Norma Fuentes-Mayorga

Research Topics

My current book titled From Homemakers to Breadwinners to Community Leaders: Migrating Women, Class, and Color compares the immigrant and work integration experience of mothers from Afro-Caribbean and Indigenous ethno-racial minorities from the Dominican Republic and Mexico. It documents the factors that push higher educated women to migrate after joining the middle class.  Many women increasingly lead their migration to New York, unaccompanied by men.  A key finding is that solo migrant women, including single mothers,  may be better matched for the fluctuating and informal conditions of service sector jobs, able to accept live-in jobs or work shifts and functions usually frowned upon by spouses or male partners.  These findings are timely as public officials and scholars once again debate the role of marriage and that of income redistribution as forms of poverty alleviation among immigrants.  Another theme explored in this book -- building on my earlier work -- is how service jobs structure the racial and ethnic stratification of Latino/a immigrants and social mobility of workers. The findings bring new insights on the contributions that Latino immigrants, especially Black and Brown members of the middle class, make to the cultural revival and business development of gentrifying neighborhoods in new and old destinations. 

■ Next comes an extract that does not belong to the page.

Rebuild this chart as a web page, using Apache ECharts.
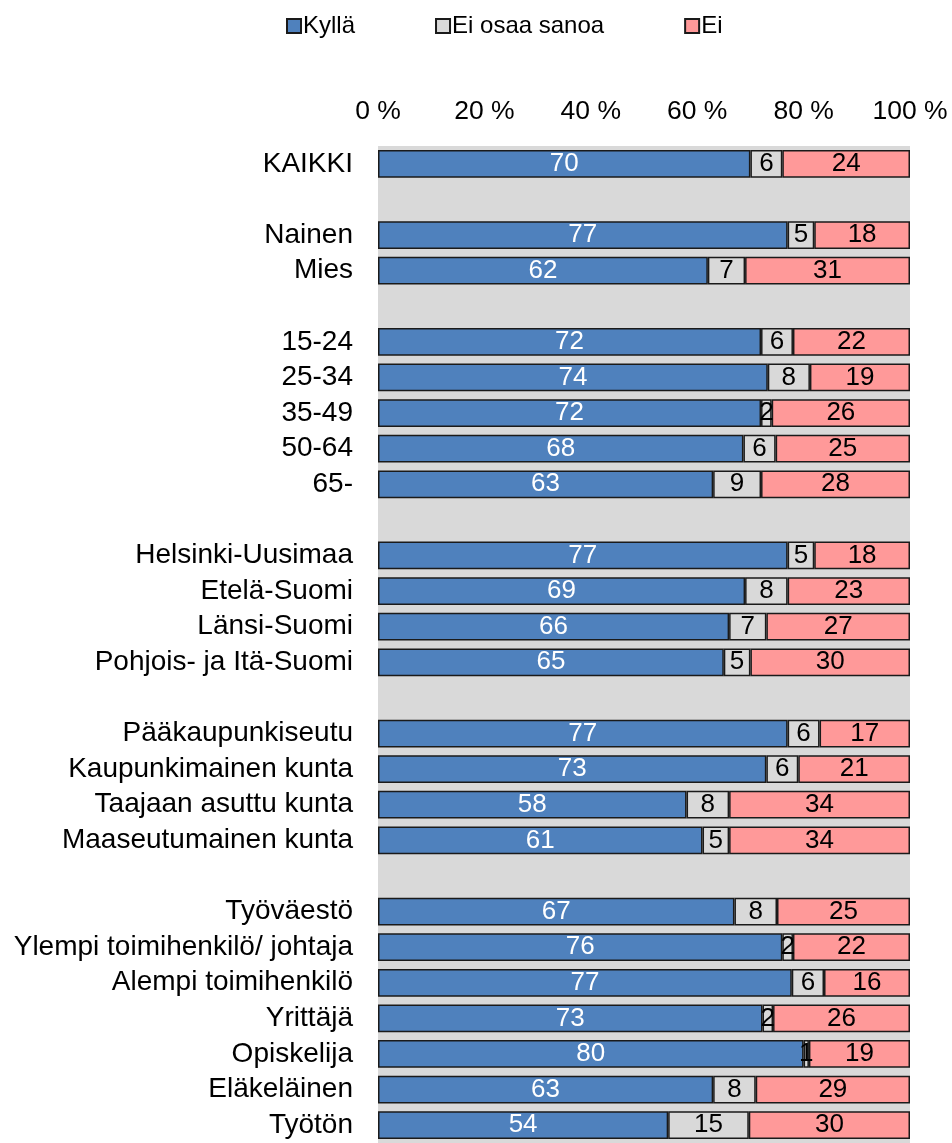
<!doctype html>
<html>
<head>
<meta charset="utf-8"/>
<title>Kyllä / Ei osaa sanoa / Ei</title>
<script src="https://cdn.jsdelivr.net/npm/echarts@6/dist/echarts.min.js"></script>
<style>
*{margin:0;padding:0;}
body{background:#ffffff;}
#main{width:952px;height:1143px;}
</style>
</head>
<body>
<div id="main"></div>
<script type="text/javascript">
// blank rows are separators between groups
var categories = [
  'KAIKKI', ' ',
  'Nainen', 'Mies', '  ',
  '15-24', '25-34', '35-49', '50-64', '65-', '   ',
  'Helsinki-Uusimaa', 'Etelä-Suomi', 'Länsi-Suomi', 'Pohjois- ja Itä-Suomi', '    ',
  'Pääkaupunkiseutu', 'Kaupunkimainen kunta', 'Taajaan asuttu kunta', 'Maaseutumainen kunta', '     ',
  'Työväestö', 'Ylempi toimihenkilö/ johtaja', 'Alempi toimihenkilö', 'Yrittäjä', 'Opiskelija', 'Eläkeläinen', 'Työtön'
];
var kylla = [70, null, 77, 62, null, 72, 74, 72, 68, 63, null, 77, 69, 66, 65, null, 77, 73, 58, 61, null, 67, 76, 77, 73, 80, 63, 54];
var eiOsaa = [6, null, 5, 7, null, 6, 8, 2, 6, 9, null, 5, 8, 7, 5, null, 6, 6, 8, 5, null, 8, 2, 6, 2, 1, 8, 15];
var ei = [24, null, 18, 31, null, 22, 19, 26, 25, 28, null, 18, 23, 27, 30, null, 17, 21, 34, 34, null, 25, 22, 16, 26, 19, 29, 30];
var xTicks = ['0 %', '20 %', '40 %', '60 %', '80 %', '100 %'];

var FONT = 'Liberation Sans, Arial, sans-serif';

// 100 % stacked: each row is scaled to its own total, labels keep the read value
function share(arr) {
  return arr.map(function (v, i) {
    if (v == null) return '-';
    var tot = kylla[i] + eiOsaa[i] + ei[i];
    return { value: v / tot * 100, raw: v };
  });
}

function mkSeries(name, arr, color, labelColor) {
  return {
    name: name,
    type: 'bar',
    stack: 'all',
    barCategoryGap: '22%',
    data: share(arr),
    itemStyle: { color: color, borderColor: '#1a1a1a', borderWidth: 1.5 },
    label: {
      show: true,
      position: 'inside',
      color: labelColor,
      fontFamily: FONT,
      fontSize: 26,
      formatter: function (p) { return p.data.raw; }
    },
    emphasis: { disabled: true }
  };
}

var chart = echarts.init(document.getElementById('main'));
var option = {
  animation: false,
  textStyle: { fontFamily: FONT },
  legend: {
    top: 9,
    left: 281,
    itemWidth: 14,
    itemHeight: 14,
    itemGap: 80,
    icon: 'rect',
    textStyle: { fontSize: 24, color: '#000', fontFamily: FONT, padding: [0, 0, 0, -3] },
    data: ['Kyllä', 'Ei osaa sanoa', 'Ei']
  },
  grid: {
    left: 378,
    right: 42,
    top: 146,
    bottom: -6,
    show: true,
    backgroundColor: '#d9d9d9',
    borderWidth: 0,
    containLabel: false
  },
  xAxis: {
    type: 'value',
    position: 'top',
    min: 0,
    max: 100,
    interval: 20,
    axisLine: { show: false },
    axisTick: { show: false },
    splitLine: { show: false },
    axisLabel: {
      margin: 21,
      fontSize: 26.5,
      color: '#000',
      fontFamily: FONT,
      formatter: function (v) { return xTicks[v / 20]; }
    }
  },
  yAxis: {
    type: 'category',
    inverse: true,
    data: categories,
    axisLine: { show: false },
    axisTick: { show: false },
    axisLabel: { margin: 25, fontSize: 28, color: '#000', fontFamily: FONT, interval: 0 }
  },
  series: [
    mkSeries('Kyllä', kylla, '#4f81bd', '#ffffff'),
    mkSeries('Ei osaa sanoa', eiOsaa, '#d9d9d9', '#000000'),
    mkSeries('Ei', ei, '#ff9999', '#000000')
  ]
};
chart.setOption(option);
</script>
</body>
</html>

Currently, I am completing follow-up field work, which includes longitudinal ethnographies of families and neighborhoods in  the cities of Amsterdam/NL and New York/US. The work will inform the writing of a second book project comparing the immigration and educational mobility of Moroccan and Dominican mothers and their daughters in Amsterdam and New York City and how a new digital economy and the internet complicate their life chances across national contexts. 


A second, on-going, longitudinal research project, funded by the Russell Sage Foundation and the Social Sciences Research Council, and by a few PSC CUNY Faculty Grants, documents the new forms of inequalities that Latino families and their school youth experience in households with mixed immigrant status during the Covid-19 pandemic.  I am working with Dr. Yana Kucheva, my co-PI and collaborator, on two papers, drawing on mixed research methods, including  longitudinal surveys, in-depth interviews, and ethnographies.  One of these papers, which I am leading, documents the resources of the undocumented, understanding the factors that have allowed these families to survive or lower the risk of dying during the pandemic.  We are collaborating with the Mexican Coalition of New York, a local non-profit in the Bronx servicing the large immigrant community.